The inflammatory response following SCI plays a critical role in the development of secondary injury. The primary injury triggers the activation of resident immune cells in the spinal cord (i.e., astrocytes and microglia) through various signaling pathways, such as nuclear factor κB (NF-κB), mitogen-activated protein kinases, Janus kinase/signal transducer, and pyrin domain-containing 3/inflammasome pathways [4,5]. Activated immune cells upregulate the expression of pro-inflammatory cytokines/chemokines, such as interleukin (IL)-1β, IL-6, tumor necrosis factor (TNF)-α, and C–C motif chemokine 2 (CCL2)/monocyte chemoattractant protein 1 [5]. Pro-inflammatory mediators promote the subsequent activation of resident immune cells and infiltration of a wide range of blood-derived immune cells (i.e., neutrophils, monocytes/macrophages, B cells, and T cells) into the lesion site [6]. The activated immune cells interact with each other and form a cascade of inflammatory responses, exacerbating neuronal apoptosis and residual tissue degeneration [3,6]. The severity of the primary injury is predetermined by the intensity of force applied to the spinal cord, yet the neuroinflammation cascade can be minimized by optimal interventions within a therapeutic time window of a few weeks [7].
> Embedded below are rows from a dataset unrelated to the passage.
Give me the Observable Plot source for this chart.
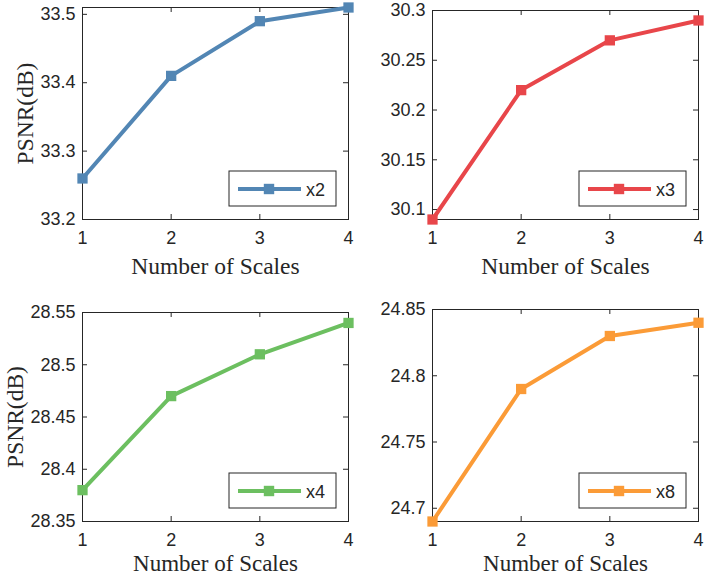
<!DOCTYPE html>
<html><head><meta charset="utf-8">
<script src="https://cdn.jsdelivr.net/npm/d3@7"></script>
<script src="https://cdn.jsdelivr.net/npm/@observablehq/plot@0.6"></script>
<style>
body{margin:0;background:#fff}
#root{position:relative;width:706px;height:577px;overflow:hidden;background:#fff}
#root svg{position:absolute}
</style>
</head><body><div id="root"></div>
<script>
// ---- data ----
const scales = [1, 2, 3, 4];
const seriesNames = ["x2", "x3", "x4", "x8"];
const psnrX2 = [33.26, 33.41, 33.49, 33.51];
const psnrX3 = [30.09, 30.22, 30.27, 30.29];
const psnrX4 = [28.38, 28.47, 28.51, 28.54];
const psnrX8 = [24.69, 24.79, 24.83, 24.84];
const ticksX2 = [33.2, 33.3, 33.4, 33.5];
const ticksX3 = [30.1, 30.15, 30.2, 30.25, 30.3];
const ticksX4 = [28.35, 28.4, 28.45, 28.5, 28.55];
const ticksX8 = [24.7, 24.75, 24.8, 24.85];
const domainX2 = [33.2, 33.51];
const domainX3 = [30.09, 30.3];
const domainX4 = [28.35, 28.55];
const domainX8 = [24.69, 24.85];
const xLabel = "Number of Scales";
const yLabel = "PSNR(dB)";

const colors = ["#5286b4", "#e8464a", "#6cbf60", "#fb9b37"];
const axisColor = "#262626";
const sans = "'Liberation Sans', Arial, Helvetica, sans-serif";
const serif = "'Liberation Serif', 'Times New Roman', serif";
const tickFont = 18, labelFont = 23.5, legendFont = 18;

const panels = [
  {name: seriesNames[0], values: psnrX2, ticks: ticksX2, domain: domainX2, color: colors[0], left: 0, top: 0, width: 353, height: 290, ml: 82, mr: 5, mt: 7, mb: 71, ylab: -57.5, xdy: 47, xfs: 23.5},
  {name: seriesNames[1], values: psnrX3, ticks: ticksX3, domain: domainX3, color: colors[1], left: 353, top: 0, width: 353, height: 290, ml: 79, mr: 8, mt: 10, mb: 71, ylab: null, xdy: 47, xfs: 23.5},
  {name: seriesNames[2], values: psnrX4, ticks: ticksX4, domain: domainX4, color: colors[2], left: 0, top: 290, width: 353, height: 287, ml: 82, mr: 5, mt: 22, mb: 56, ylab: -67.5, xdy: 42, xfs: 23},
  {name: seriesNames[3], values: psnrX8, ticks: ticksX8, domain: domainX8, color: colors[3], left: 353, top: 290, width: 353, height: 287, ml: 79, mr: 8, mt: 19, mb: 56, ylab: null, xdy: 42, xfs: 23}
];

const root = document.getElementById("root");

for (const p of panels) {
  const data = scales.map((x, i) => ({x, y: p.values[i]}));
  const fw = p.width - p.ml - p.mr, fh = p.height - p.mt - p.mb;
  const marks = [
    Plot.frame({stroke: axisColor, strokeWidth: 1}),
    Plot.tickY(p.ticks, {y: d => d, insetRight: fw - 5, stroke: axisColor}),
    Plot.tickY(p.ticks, {y: d => d, insetLeft: fw - 5, stroke: axisColor}),
    Plot.tickX(scales, {x: d => d, insetTop: fh - 5, stroke: axisColor}),
    Plot.tickX(scales, {x: d => d, insetBottom: fh - 5, stroke: axisColor}),
    Plot.axisY(p.ticks, {tickSize: 0, tickPadding: 7, fontSize: tickFont, fontFamily: sans, tickFormat: d => String(d), color: axisColor, label: null}),
    Plot.axisX(scales, {tickSize: 0, tickPadding: 12, fontSize: tickFont, fontFamily: sans, tickFormat: d => String(d), color: axisColor, label: null}),
    Plot.line(data, {x: "x", y: "y", stroke: p.color, strokeWidth: 4}),
    Plot.dot(data, {x: "x", y: "y", symbol: "square", fill: p.color, r: 5.8}),
    Plot.text([xLabel], {frameAnchor: "bottom", lineAnchor: "middle", textAnchor: "middle", dy: p.xdy, fontFamily: serif, fontSize: p.xfs, fill: axisColor})
  ];
  if (p.ylab !== null) marks.push(Plot.text([yLabel], {frameAnchor: "left", lineAnchor: "middle", textAnchor: "middle", dx: p.ylab, rotate: -90, fontFamily: serif, fontSize: labelFont, fill: axisColor}));
  const node = Plot.plot({
    width: p.width, height: p.height,
    marginLeft: p.ml, marginRight: p.mr, marginTop: p.mt, marginBottom: p.mb,
    x: {domain: [1, 4]},
    y: {domain: p.domain},
    style: {background: "transparent", overflow: "visible", fontFamily: sans},
    marks
  });
  node.style.left = p.left + "px";
  node.style.top = p.top + "px";
  // legend box (line + square marker + label), MATLAB style, bottom-right inside the axes
  const svg = d3.select(node);
  const bw = 107, bh = 35;
  const bx = p.width - p.mr - 12 - bw, by = p.height - p.mb - 13 - bh;
  const g = svg.append("g").attr("class", "legend");
  g.append("rect").attr("x", bx).attr("y", by).attr("width", bw).attr("height", bh)
    .attr("fill", "#fff").attr("stroke", axisColor).attr("stroke-width", 1);
  g.append("line").attr("x1", bx + 9).attr("x2", bx + 72).attr("y1", by + 18).attr("y2", by + 18)
    .attr("stroke", p.color).attr("stroke-width", 4);
  g.append("rect").attr("x", bx + 40 - 5.2).attr("y", by + 18 - 5.2).attr("width", 10.4).attr("height", 10.4)
    .attr("fill", p.color);
  g.append("text").attr("x", bx + 77).attr("y", by + 24.5).attr("text-anchor", "start")
    .style("font-size", legendFont + "px").style("font-family", sans).attr("fill", axisColor).text(p.name);
  root.appendChild(node);
}
</script>
</body></html>
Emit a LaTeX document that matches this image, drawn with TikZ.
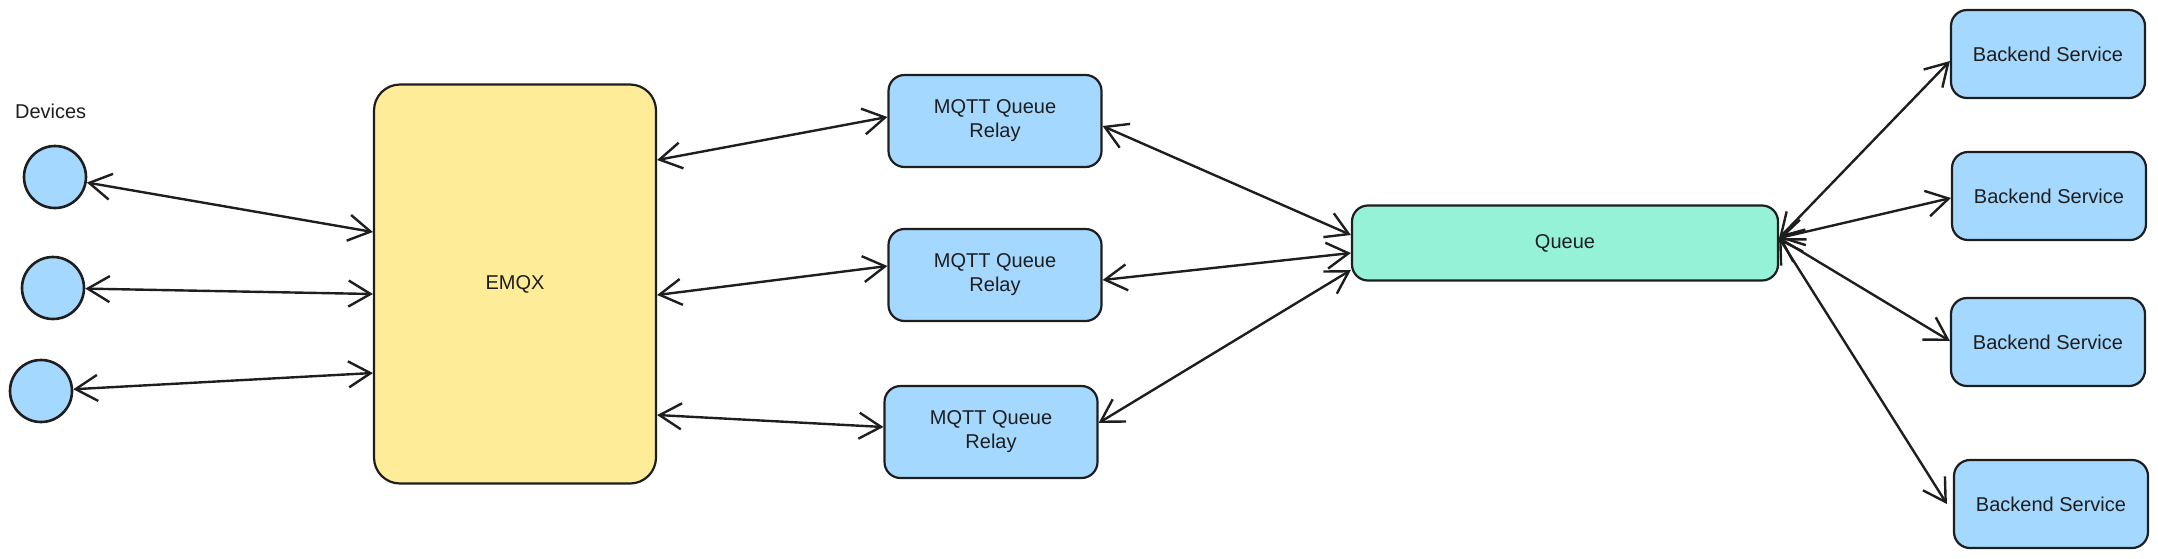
\documentclass[tikz,border=0pt]{standalone}
\usepackage{fontspec}
\setmainfont{Liberation Sans}
\usetikzlibrary{arrows.meta}
\usetikzlibrary{calc}
\definecolor{ink}{HTML}{1E1E1E}
\definecolor{relayblue}{HTML}{A5D8FF}
\definecolor{brokeryellow}{HTML}{FFEC99}
\definecolor{queuegreen}{HTML}{96F2D7}

\begin{document}
\begin{tikzpicture}[x=0.5pt, y=-0.5pt,
          every node/.style={text=ink, font=\fontsize{10}{12}\selectfont},
          box/.style={draw=ink, line width=1.1pt, rounded corners=8pt, inner sep=0pt, align=center},
          relay/.style={box, fill=relayblue, minimum width=106.5pt, minimum height=46pt},
          backend/.style={box, fill=relayblue, minimum width=97pt, minimum height=44pt},
          device/.style={circle, draw=ink, line width=1.3pt, fill=relayblue, minimum size=31pt, inner sep=0pt},
          link/.style={draw=ink, line width=1.2pt, {Straight Barb[length=11pt,width=13pt]}-{Straight Barb[length=11pt,width=13pt]}}]
          \useasboundingbox (0,0) rectangle (2158,558);

          \node[anchor=west] (devlabel) at (8,111) {Devices};
          \node[device] (dev1) at (55,177) {};
          \node[device] (dev2) at (53,288) {};
          \node[device] (dev3) at (41,391) {};

          \node[box, fill=brokeryellow, rounded corners=13pt, minimum width=141pt, minimum height=199.5pt] (emqx) at (515,284) {EMQX};

          \node[relay] (relay1) at (995,121) {MQTT Queue\\Relay};
          \node[relay] (relay2) at (995,275) {MQTT Queue\\Relay};
          \node[relay] (relay3) at (991,432) {MQTT Queue\\Relay};

          \node[box, fill=queuegreen, minimum width=213pt, minimum height=37.5pt] (queue) at (1565,243) {Queue};

          \node[backend] (back1) at (2048,54) {Backend Service};
          \node[backend] (back2) at (2049,196) {Backend Service};
          \node[backend] (back3) at (2048,342) {Backend Service};
          \node[backend] (back4) at (2051,504) {Backend Service};

          \draw[link] (dev1) -- ($(emqx.west)+(0,-52)$);
          \draw[link] (dev2) -- ($(emqx.west)+(0,10)$);
          \draw[link] (dev3) -- ($(emqx.west)+(0,89)$);

          \draw[link] ($(emqx.east)+(0,-124)$) -- ($(relay1.west)+(0,-4)$);
          \draw[link] ($(emqx.east)+(0,11)$) -- ($(relay2.west)+(0,-9)$);
          \draw[link] ($(emqx.east)+(0,131)$) -- ($(relay3.west)+(0,-5)$);

          \draw[link] ($(relay1.east)+(0,5)$) -- ($(queue.west)+(0,-8)$);
          \draw[link] ($(relay2.east)+(0,5)$) -- ($(queue.west)+(0,10)$);
          \draw[link] ($(relay3.east)+(0,-9)$) -- ($(queue.west)+(0,27)$);

          \draw[link] ($(queue.east)+(0,-5)$) -- ($(back1.west)+(0,7)$);
          \draw[link] ($(queue.east)+(0,-5)$) -- ($(back2.west)+(0,2)$);
          \draw[link] ($(queue.east)+(0,-5)$) -- ($(back3.west)+(0,-1)$);
          \draw[link] ($(queue.east)+(0,-5)$) -- ($(back4.west)+(-6,0)$);
\end{tikzpicture}
\end{document}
The transcription factor protein IκBζ (encoded by the Nfkbiz gene) was identified as a new member of the IκB family, and is required for the selective expression of a subset of NF-κB target genes [8]. IκBζ is ubiquitously expressed at low levels in resting cells and rapidly induced in most tissues upon stimulation of IL-1-receptor or Toll-like receptors [9]. Several studies have demonstrated the pro-inflammatory effects of IκBζ on blood immune cells [[10], [11], [12]]. However, the physiological roles of IκBζ are not fully understood since Nfkbiz−/− mice show features of inflammatory diseases such as Sjögren's syndrome and severe atopic dermatitis [13,14]. Here, we hypothesized that IκBζ expressed in blood cells is involved in the development of secondary injury, thereby affecting functional recovery after SCI. The purpose of this study was to investigate the effect of IκBζ deletion in hematopoietic cells using a mouse model of contusion SCI.